[Records with drawing code]

▬▬▬

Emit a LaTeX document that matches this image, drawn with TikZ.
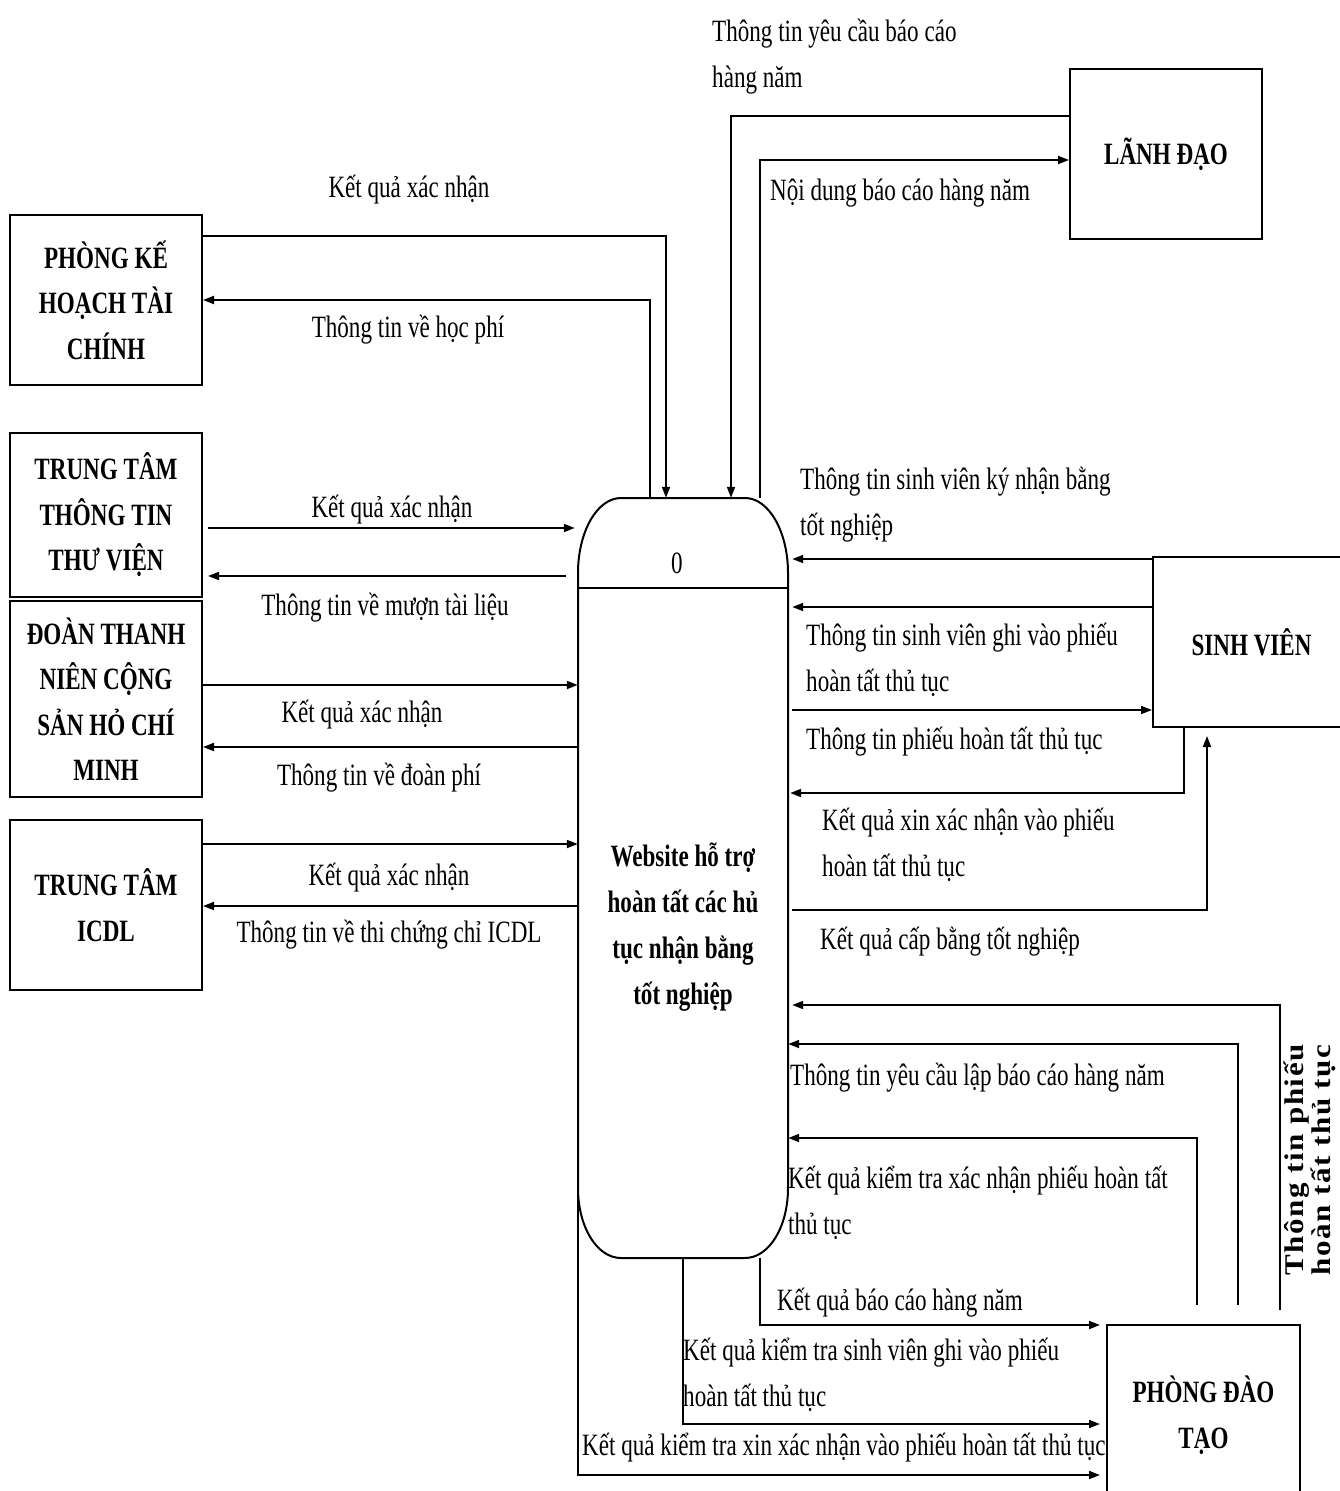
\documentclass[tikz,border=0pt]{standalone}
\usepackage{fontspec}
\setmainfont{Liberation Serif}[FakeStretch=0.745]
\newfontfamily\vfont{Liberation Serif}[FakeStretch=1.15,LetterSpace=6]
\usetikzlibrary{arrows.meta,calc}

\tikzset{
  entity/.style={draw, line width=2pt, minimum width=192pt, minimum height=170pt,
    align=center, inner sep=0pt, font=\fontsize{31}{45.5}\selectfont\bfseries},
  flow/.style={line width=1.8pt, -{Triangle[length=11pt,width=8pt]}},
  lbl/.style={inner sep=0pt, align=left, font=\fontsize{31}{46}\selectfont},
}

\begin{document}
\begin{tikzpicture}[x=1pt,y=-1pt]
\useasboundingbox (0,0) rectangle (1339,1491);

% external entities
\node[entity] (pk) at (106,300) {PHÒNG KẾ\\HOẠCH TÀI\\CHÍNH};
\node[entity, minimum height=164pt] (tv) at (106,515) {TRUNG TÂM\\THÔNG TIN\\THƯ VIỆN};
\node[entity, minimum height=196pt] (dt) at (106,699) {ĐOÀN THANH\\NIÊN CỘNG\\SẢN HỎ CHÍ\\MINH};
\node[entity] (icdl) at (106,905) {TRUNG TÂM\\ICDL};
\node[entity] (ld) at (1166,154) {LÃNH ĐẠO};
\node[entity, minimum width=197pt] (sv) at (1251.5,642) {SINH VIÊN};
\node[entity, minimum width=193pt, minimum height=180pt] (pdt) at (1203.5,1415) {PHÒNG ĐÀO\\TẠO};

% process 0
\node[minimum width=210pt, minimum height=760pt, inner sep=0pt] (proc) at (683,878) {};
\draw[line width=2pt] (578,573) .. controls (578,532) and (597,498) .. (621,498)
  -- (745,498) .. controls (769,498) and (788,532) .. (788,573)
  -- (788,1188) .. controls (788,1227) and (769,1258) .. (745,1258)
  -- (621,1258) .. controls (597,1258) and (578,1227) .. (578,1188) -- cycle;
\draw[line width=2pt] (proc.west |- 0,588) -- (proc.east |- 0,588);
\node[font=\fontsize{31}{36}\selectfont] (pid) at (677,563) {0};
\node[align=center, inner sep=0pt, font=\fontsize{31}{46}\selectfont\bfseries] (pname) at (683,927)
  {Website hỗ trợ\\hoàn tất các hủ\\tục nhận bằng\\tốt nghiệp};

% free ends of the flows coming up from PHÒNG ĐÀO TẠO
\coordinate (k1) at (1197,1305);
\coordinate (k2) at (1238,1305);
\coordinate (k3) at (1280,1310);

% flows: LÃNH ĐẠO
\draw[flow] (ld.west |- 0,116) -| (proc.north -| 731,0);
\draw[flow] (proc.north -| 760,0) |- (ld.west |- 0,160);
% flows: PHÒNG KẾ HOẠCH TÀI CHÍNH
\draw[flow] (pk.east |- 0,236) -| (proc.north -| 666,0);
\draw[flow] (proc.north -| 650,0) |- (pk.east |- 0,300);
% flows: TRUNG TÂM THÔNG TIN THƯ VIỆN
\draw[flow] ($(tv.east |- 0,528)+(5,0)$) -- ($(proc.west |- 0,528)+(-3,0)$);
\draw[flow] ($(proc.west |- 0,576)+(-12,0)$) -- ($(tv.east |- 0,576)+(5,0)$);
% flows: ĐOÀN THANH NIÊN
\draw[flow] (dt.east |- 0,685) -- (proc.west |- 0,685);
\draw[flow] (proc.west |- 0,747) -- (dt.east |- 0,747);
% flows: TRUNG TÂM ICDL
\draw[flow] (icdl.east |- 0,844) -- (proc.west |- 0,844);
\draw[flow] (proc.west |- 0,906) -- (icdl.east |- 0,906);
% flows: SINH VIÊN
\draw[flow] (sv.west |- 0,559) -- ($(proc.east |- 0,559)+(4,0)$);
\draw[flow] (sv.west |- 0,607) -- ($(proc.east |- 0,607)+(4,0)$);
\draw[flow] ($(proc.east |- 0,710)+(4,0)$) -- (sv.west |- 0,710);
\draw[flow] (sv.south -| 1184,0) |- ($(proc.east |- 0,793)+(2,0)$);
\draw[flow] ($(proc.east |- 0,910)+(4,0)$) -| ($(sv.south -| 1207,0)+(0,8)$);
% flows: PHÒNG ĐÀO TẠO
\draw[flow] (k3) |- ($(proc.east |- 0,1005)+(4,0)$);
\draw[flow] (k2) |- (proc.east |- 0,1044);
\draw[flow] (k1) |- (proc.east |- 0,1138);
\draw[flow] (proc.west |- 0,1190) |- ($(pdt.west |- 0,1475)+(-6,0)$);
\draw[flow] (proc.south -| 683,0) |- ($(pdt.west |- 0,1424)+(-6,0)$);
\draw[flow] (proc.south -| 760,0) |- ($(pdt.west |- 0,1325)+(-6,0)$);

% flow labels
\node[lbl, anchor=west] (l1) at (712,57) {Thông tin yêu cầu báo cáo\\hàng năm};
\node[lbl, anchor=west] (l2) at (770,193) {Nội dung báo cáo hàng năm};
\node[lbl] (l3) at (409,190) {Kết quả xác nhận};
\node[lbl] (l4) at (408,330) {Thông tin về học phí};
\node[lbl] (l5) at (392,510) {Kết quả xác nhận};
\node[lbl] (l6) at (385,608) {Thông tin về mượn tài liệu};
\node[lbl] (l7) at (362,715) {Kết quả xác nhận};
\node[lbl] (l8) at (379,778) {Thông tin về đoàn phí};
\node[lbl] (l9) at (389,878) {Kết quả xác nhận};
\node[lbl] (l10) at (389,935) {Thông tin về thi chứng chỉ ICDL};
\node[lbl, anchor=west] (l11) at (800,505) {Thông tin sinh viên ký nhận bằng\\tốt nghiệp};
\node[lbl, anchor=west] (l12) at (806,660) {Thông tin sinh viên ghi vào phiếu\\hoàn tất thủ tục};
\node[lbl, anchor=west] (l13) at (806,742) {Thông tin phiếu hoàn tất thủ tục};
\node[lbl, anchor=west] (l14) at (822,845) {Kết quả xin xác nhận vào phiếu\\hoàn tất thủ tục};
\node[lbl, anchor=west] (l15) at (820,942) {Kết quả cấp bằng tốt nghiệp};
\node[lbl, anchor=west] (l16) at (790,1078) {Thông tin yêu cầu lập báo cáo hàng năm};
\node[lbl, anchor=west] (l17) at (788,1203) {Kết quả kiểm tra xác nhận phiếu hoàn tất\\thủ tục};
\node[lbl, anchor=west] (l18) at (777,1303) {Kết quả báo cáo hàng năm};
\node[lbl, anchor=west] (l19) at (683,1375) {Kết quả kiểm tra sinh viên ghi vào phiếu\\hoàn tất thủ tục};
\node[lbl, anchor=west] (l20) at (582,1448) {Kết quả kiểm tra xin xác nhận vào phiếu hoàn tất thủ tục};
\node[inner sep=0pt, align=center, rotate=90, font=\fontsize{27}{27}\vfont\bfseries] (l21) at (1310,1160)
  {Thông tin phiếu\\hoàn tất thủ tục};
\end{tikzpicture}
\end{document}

▬▬▬

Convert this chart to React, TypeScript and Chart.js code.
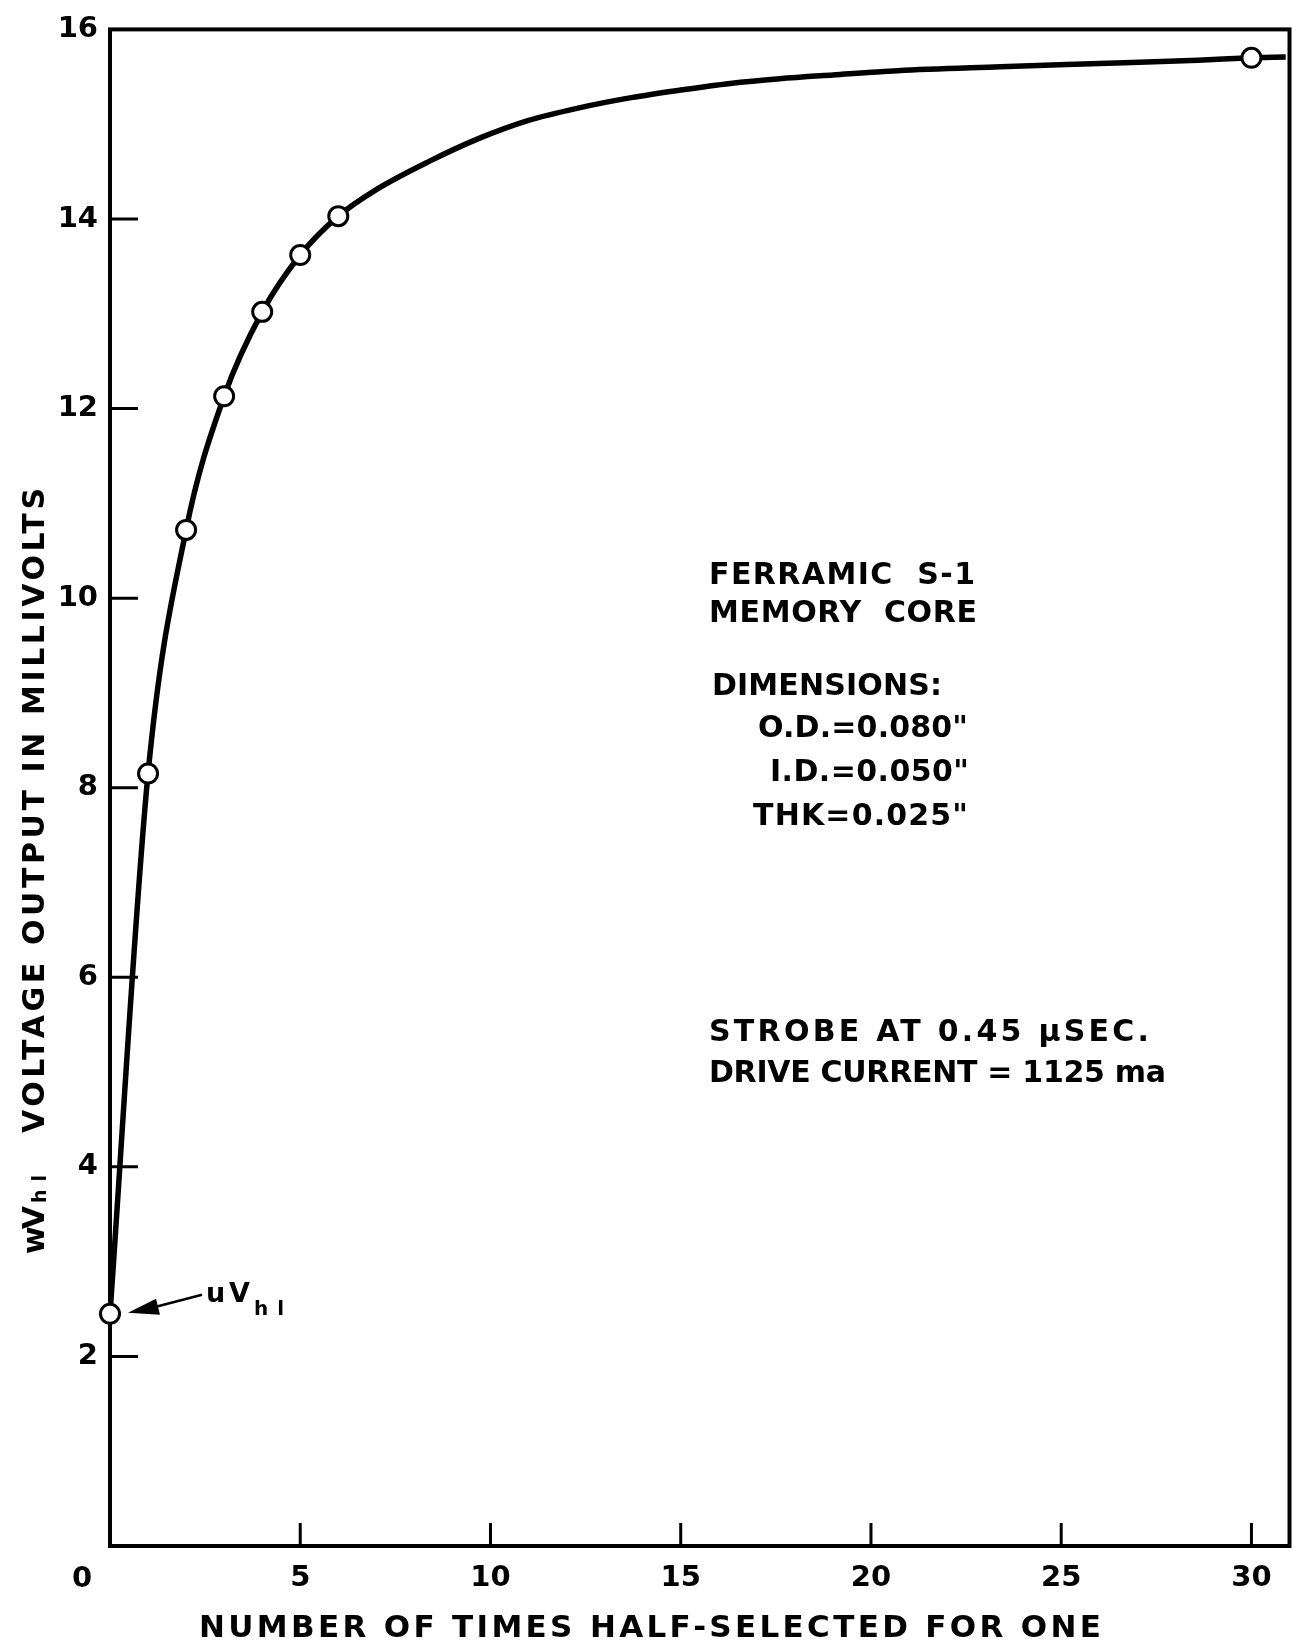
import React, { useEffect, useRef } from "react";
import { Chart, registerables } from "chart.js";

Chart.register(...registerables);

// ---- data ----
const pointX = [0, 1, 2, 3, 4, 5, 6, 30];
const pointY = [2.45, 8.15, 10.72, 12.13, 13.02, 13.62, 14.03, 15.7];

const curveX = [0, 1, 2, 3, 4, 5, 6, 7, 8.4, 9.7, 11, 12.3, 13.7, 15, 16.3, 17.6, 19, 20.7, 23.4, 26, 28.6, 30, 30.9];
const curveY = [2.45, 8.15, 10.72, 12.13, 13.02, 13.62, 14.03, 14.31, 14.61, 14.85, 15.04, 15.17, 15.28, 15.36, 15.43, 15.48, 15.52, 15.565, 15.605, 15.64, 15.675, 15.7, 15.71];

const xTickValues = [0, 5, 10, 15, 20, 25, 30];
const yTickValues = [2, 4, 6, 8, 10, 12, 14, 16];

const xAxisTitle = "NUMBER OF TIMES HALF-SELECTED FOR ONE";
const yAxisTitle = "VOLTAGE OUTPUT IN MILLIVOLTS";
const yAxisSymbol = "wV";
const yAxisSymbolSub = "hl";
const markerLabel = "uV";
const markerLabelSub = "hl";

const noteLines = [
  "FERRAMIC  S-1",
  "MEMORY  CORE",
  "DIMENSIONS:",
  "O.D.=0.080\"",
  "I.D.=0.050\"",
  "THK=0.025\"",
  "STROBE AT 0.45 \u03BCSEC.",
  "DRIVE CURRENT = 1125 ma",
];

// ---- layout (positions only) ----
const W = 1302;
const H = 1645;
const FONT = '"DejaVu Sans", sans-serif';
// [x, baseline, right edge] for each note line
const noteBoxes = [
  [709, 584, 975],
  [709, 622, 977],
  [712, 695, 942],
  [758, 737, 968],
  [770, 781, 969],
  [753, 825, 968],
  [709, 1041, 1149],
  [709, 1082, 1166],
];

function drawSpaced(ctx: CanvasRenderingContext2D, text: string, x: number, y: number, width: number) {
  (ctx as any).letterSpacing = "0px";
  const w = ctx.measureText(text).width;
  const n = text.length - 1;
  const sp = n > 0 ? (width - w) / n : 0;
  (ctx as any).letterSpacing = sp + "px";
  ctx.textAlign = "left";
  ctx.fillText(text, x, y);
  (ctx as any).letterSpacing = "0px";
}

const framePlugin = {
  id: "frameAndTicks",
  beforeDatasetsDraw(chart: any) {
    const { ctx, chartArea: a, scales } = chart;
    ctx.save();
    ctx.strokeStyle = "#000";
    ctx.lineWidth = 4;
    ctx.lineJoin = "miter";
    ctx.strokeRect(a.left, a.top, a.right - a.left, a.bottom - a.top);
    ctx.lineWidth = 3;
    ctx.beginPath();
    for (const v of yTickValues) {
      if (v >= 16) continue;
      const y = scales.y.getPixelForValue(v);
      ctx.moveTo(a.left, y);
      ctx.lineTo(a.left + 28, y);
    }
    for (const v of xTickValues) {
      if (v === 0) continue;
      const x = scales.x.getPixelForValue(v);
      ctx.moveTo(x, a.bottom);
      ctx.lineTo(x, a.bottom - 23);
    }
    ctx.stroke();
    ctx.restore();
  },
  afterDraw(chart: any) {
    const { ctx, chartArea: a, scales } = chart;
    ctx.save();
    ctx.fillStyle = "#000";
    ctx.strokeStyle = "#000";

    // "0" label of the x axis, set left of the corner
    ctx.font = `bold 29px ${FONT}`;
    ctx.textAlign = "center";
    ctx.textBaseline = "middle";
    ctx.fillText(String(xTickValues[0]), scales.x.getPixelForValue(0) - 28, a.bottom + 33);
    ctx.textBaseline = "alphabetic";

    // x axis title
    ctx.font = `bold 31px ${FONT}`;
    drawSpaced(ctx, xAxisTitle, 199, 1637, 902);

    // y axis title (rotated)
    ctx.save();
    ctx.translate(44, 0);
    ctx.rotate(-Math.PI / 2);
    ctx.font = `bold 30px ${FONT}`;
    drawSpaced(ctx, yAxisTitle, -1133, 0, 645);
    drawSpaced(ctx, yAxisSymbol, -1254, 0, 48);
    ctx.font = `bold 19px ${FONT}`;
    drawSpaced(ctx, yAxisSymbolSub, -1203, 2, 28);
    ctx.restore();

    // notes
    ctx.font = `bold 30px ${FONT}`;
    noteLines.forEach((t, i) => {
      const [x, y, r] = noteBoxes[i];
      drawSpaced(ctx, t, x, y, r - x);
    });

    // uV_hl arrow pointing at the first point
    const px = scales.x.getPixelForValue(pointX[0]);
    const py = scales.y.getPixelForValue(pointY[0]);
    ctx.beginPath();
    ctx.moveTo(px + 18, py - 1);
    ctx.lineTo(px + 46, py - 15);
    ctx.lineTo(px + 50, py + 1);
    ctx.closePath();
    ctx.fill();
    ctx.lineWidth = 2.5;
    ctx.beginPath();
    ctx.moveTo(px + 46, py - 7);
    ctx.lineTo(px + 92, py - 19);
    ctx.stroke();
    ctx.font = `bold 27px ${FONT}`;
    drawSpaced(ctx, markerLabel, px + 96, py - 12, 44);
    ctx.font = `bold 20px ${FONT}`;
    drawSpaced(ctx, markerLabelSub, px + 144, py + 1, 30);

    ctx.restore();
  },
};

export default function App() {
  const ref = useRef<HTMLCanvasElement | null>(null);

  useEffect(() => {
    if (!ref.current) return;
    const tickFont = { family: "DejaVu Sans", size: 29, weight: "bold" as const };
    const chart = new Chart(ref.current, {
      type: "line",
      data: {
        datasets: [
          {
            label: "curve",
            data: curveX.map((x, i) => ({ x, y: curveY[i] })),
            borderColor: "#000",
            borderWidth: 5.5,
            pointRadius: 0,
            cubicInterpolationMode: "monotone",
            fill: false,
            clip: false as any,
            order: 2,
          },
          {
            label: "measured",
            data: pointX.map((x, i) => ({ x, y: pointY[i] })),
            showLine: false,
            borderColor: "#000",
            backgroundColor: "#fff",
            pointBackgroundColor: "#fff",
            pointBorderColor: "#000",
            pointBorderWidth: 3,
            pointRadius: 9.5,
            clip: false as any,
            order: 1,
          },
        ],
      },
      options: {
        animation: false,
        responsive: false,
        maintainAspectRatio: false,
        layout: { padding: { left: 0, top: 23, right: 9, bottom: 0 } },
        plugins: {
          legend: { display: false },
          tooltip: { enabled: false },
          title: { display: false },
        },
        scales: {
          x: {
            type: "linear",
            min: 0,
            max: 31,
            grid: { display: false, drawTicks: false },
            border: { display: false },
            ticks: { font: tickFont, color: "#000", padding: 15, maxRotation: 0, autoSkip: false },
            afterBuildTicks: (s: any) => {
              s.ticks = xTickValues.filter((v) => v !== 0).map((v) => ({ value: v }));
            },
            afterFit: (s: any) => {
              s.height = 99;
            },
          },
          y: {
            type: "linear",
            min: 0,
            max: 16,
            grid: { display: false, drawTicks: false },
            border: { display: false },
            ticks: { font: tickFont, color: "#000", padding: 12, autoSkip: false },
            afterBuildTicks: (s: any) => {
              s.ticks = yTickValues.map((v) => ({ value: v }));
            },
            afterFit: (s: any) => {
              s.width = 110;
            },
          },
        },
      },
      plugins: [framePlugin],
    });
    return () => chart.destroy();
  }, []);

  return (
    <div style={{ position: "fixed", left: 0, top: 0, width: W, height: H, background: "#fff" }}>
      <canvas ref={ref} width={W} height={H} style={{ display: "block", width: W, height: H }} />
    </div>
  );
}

▬▬▬

What needs to be done: Repeat exactly the part that opens with the line containing "Emit a LaTeX" and closes with the line containing "minimum width=193pt, minimum". Include both end lines, and drop the pictures.

The response:
Emit a LaTeX document that matches this image, drawn with TikZ.
\documentclass[tikz,border=0pt]{standalone}
\usepackage{fontspec}
\setmainfont{Liberation Serif}[FakeStretch=0.745]
\newfontfamily\vfont{Liberation Serif}[FakeStretch=1.15,LetterSpace=6]
\usetikzlibrary{arrows.meta,calc}

\tikzset{
  entity/.style={draw, line width=2pt, minimum width=192pt, minimum height=170pt,
    align=center, inner sep=0pt, font=\fontsize{31}{45.5}\selectfont\bfseries},
  flow/.style={line width=1.8pt, -{Triangle[length=11pt,width=8pt]}},
  lbl/.style={inner sep=0pt, align=left, font=\fontsize{31}{46}\selectfont},
}

\begin{document}
\begin{tikzpicture}[x=1pt,y=-1pt]
\useasboundingbox (0,0) rectangle (1339,1491);

% external entities
\node[entity] (pk) at (106,300) {PHÒNG KẾ\\HOẠCH TÀI\\CHÍNH};
\node[entity, minimum height=164pt] (tv) at (106,515) {TRUNG TÂM\\THÔNG TIN\\THƯ VIỆN};
\node[entity, minimum height=196pt] (dt) at (106,699) {ĐOÀN THANH\\NIÊN CỘNG\\SẢN HỎ CHÍ\\MINH};
\node[entity] (icdl) at (106,905) {TRUNG TÂM\\ICDL};
\node[entity] (ld) at (1166,154) {LÃNH ĐẠO};
\node[entity, minimum width=197pt] (sv) at (1251.5,642) {SINH VIÊN};
\node[entity, minimum width=193pt, minimum height=180pt] (pdt) at (1203.5,1415) {PHÒNG ĐÀO\\TẠO};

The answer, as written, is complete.